Spring earned a serious international reputation as minister for foreign affairs and in particular while chairman of the EU's General Affairs Council during the Irish EU presidency in the second half of last year.

He played a key role in Northern Ireland policy. His party, through Ruairi Quinn, controlled the key Finance ministry for the first time. Mervyn Taylor piloted almost the entire "unfinished business" of the liberal agenda through, including a divorce referendum. Michael D. Higgins put a Labour stamp on arts, culture and broadcasting policy.

Labour ministers were the driving force behind that government's policy platform, yet this did not bring any greater glory to Dick Spring and his party. His decision in 1992 to spurn John Bru ton had left a lasting image of arrogance. His 1994 decision to spurn Albert Reynolds seemed to enhance, rather than reduce, that image.

Despite Labour's slide in the polls, Spring retained his authority within the party. Last April he was confident enough to rule out a post-election coalition with Fianna Fail without asking the parliamentary party or the conference to decide, a decision again denounced as "arrogant" by his critics.

The results of the June election left Labour with 16 Dail seats, a figure only emulated once before, in 1982.

Even after a period of wielding such power, the party had failed to win electoral credit for achievements in government. Gaining 33 Dail seats in 1992 gave it real hope that it had transformed its level of influence in Irish political life. Last June's result revived the fear that 1992 was just an aberration and that Labour could revert to its traditional bit part.

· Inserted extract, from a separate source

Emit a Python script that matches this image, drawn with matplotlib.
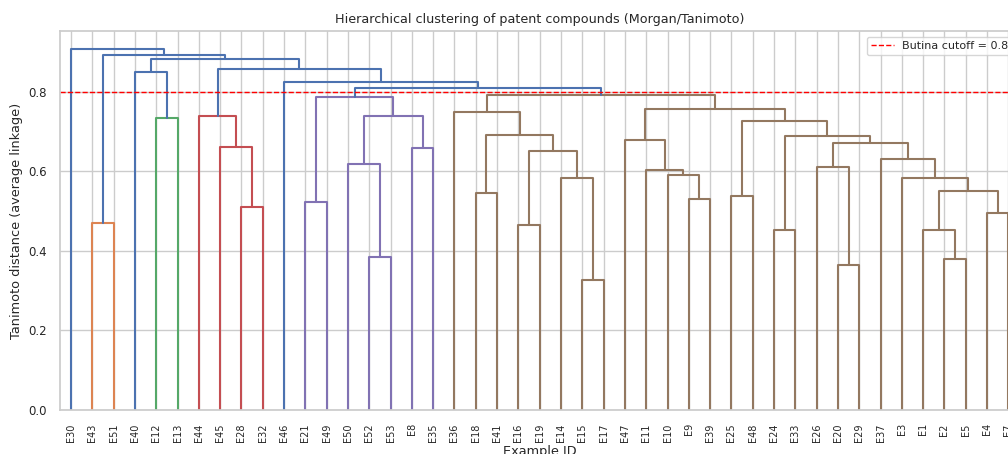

The failure of the party's presidential candidate, Adi Roche, to make a substantial impact has added to that fear, suggesting that Mary Robinson's victory was an aberration as well.

Dick Spring has spoken since the early 1980s of the toll political life has taken on his family life. Tralee is a long way away if Dublin is your place of work. The journey literally nearly killed him in the 1981 crash. One of his children took ill while he was at the Amsterdam summit last June.

The cumulative effects of such incidents and the routine demands of political leadership are understood to have influenced his decision to quit.

Dick Spring leaves a party facing a major task in rebuilding morale and attempting to rebuild its electoral base in those constituencies where it lost seats. But the factionalism has gone, and the party is united in saluting him as its greatest leader and almost united in regretting his departure.